Focusing on nurturing entrepreneurial Indian companies, Ramnath has produced outsized returns for her investors. Profit after taxes rose 39 percent in fiscal year 2007 over 2006; in the year ending in March 2008, profit was up 29 percent. For the full year, the firm is predicting profit will rise 41 percent over the prior year. For investors, the growth has been prodigious as well; for example, ICICI Venture's India Advantage Fund, a $267 million fund raised in 2003, has realized an internal rate of return of 73 percent to all its investors.

Some of the firm's recent noteworthy returns came as a result of Ramnath's "conscious decision to exit from a few very large investments before the current market situation presented itself, thus making supernormal profits for all investors," Ramnath said in a statement to US Banker.
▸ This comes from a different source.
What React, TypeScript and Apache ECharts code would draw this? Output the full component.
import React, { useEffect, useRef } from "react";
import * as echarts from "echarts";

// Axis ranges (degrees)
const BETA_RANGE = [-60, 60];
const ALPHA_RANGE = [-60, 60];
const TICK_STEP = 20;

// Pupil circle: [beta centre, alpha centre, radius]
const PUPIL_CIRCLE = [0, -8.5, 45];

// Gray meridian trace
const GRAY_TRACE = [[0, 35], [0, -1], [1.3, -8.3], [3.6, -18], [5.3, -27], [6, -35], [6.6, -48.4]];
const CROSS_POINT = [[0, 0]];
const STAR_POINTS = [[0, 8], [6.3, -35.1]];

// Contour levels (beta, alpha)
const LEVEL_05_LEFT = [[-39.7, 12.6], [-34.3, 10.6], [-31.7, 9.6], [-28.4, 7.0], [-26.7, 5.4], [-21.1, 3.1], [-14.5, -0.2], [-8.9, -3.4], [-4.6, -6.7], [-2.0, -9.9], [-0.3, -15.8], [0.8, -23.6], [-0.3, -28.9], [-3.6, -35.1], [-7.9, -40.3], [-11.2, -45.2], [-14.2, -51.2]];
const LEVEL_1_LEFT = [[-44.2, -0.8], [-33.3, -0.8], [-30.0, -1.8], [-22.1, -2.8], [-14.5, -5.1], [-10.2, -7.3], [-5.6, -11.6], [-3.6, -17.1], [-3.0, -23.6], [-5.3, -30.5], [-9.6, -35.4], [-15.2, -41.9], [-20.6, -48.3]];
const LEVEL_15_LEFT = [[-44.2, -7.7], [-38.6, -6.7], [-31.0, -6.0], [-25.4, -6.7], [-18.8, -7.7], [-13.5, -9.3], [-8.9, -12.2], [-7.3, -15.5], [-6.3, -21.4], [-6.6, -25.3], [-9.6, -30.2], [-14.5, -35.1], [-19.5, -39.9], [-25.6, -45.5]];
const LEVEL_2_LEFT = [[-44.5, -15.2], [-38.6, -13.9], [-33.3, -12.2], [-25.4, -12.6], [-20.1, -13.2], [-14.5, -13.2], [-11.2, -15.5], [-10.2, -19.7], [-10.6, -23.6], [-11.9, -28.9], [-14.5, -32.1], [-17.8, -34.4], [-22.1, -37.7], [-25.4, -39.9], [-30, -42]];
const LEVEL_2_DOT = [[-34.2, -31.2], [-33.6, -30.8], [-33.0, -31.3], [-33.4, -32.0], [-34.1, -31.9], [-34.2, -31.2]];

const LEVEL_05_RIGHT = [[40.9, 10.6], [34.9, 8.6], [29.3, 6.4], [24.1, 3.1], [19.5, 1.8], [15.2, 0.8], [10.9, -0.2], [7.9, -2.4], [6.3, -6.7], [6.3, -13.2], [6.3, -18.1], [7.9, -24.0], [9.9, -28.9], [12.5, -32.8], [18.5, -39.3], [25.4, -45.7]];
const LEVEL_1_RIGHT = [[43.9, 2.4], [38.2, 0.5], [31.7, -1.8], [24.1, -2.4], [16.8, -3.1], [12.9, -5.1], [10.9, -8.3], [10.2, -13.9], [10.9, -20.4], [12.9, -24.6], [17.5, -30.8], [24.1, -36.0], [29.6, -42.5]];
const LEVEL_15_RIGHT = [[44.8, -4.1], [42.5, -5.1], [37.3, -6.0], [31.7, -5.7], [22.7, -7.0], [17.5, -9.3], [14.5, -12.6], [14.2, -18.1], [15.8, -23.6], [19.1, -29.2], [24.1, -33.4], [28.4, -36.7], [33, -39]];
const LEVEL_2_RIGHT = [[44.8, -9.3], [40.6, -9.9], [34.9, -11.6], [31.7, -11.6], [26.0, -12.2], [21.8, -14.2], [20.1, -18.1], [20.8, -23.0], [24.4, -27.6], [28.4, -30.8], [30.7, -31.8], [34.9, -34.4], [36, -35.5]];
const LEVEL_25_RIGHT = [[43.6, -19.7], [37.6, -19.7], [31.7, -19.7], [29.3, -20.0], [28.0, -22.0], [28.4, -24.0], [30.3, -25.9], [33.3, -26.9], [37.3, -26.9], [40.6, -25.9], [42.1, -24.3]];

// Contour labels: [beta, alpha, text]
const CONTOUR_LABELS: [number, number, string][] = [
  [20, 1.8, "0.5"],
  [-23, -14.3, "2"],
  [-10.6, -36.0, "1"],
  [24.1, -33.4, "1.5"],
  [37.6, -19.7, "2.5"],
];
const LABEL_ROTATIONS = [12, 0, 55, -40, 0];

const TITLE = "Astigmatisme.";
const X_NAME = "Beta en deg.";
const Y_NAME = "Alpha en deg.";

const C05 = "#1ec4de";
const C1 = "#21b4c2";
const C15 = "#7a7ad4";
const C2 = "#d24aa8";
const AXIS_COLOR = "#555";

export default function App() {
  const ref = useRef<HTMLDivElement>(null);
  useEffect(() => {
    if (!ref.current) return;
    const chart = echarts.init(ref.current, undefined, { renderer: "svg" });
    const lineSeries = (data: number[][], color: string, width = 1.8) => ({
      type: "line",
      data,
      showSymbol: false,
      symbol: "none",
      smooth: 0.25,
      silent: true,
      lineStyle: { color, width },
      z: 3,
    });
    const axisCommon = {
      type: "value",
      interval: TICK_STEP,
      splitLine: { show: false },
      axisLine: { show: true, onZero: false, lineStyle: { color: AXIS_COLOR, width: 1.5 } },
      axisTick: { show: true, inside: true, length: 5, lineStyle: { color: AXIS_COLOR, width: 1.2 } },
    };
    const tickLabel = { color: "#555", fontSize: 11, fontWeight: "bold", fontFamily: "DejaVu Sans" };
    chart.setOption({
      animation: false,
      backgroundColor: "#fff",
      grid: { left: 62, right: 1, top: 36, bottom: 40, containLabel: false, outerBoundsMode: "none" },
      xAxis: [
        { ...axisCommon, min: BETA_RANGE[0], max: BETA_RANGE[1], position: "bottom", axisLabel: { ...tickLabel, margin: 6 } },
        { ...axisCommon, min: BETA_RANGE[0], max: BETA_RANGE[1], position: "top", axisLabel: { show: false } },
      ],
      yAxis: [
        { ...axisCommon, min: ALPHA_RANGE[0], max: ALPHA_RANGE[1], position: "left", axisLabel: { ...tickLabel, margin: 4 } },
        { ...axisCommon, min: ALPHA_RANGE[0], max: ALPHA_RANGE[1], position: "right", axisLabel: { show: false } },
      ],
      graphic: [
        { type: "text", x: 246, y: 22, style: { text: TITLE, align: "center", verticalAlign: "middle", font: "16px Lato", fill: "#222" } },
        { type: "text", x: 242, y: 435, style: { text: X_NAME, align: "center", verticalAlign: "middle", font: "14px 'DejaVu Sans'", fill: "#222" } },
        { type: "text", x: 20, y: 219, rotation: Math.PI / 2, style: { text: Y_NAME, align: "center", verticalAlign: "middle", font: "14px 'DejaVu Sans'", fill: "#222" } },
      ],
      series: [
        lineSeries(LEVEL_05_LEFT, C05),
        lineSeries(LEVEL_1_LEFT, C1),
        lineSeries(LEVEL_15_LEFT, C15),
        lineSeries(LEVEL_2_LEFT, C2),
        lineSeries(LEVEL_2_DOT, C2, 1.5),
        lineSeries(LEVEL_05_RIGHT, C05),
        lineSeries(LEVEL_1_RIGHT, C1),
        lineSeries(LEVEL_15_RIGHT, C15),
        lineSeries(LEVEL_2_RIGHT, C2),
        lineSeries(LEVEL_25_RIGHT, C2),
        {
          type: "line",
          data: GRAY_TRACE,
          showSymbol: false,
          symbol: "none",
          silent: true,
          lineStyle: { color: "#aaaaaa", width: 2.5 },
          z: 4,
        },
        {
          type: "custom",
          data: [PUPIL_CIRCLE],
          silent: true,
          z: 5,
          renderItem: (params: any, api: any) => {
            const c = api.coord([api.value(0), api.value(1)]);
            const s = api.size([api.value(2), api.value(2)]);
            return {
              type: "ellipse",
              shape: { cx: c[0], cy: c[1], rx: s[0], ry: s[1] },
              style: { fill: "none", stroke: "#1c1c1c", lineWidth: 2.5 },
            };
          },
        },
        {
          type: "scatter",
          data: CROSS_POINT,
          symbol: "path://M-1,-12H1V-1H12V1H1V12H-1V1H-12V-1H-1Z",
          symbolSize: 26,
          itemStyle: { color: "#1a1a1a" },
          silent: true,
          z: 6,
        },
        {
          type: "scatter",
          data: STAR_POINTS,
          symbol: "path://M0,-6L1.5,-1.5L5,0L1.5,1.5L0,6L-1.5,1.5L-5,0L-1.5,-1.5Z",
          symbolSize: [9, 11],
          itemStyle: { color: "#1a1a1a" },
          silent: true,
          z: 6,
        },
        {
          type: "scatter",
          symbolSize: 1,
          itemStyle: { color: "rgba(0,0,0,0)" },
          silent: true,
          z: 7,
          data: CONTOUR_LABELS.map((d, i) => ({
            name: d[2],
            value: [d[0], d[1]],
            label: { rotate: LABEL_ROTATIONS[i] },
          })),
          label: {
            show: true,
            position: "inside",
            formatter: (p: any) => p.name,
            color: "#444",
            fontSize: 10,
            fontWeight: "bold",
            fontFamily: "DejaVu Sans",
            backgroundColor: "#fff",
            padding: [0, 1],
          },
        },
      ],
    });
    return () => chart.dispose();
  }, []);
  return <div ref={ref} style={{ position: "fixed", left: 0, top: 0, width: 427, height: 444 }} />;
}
But Ramnath knows that the Indian growth story won't last forever, and has laid out a course to take her funds global, and fully diversify by 2015. Her vision for the next year includes raising three new funds and launching an international practice, an infrastructure practice, and a corporate social responsibility practice. The new efforts, when complete, will nearly double assets under management, with Ramnath hoping to hit $5.4 billion by the end of 2009.

Ramnath's role model in this regard is Blackstone's Steven Schwarzman, who she calls the model for all alternate asset managers, "especially for those operating in small geographies and those restricted in scope and size of operations."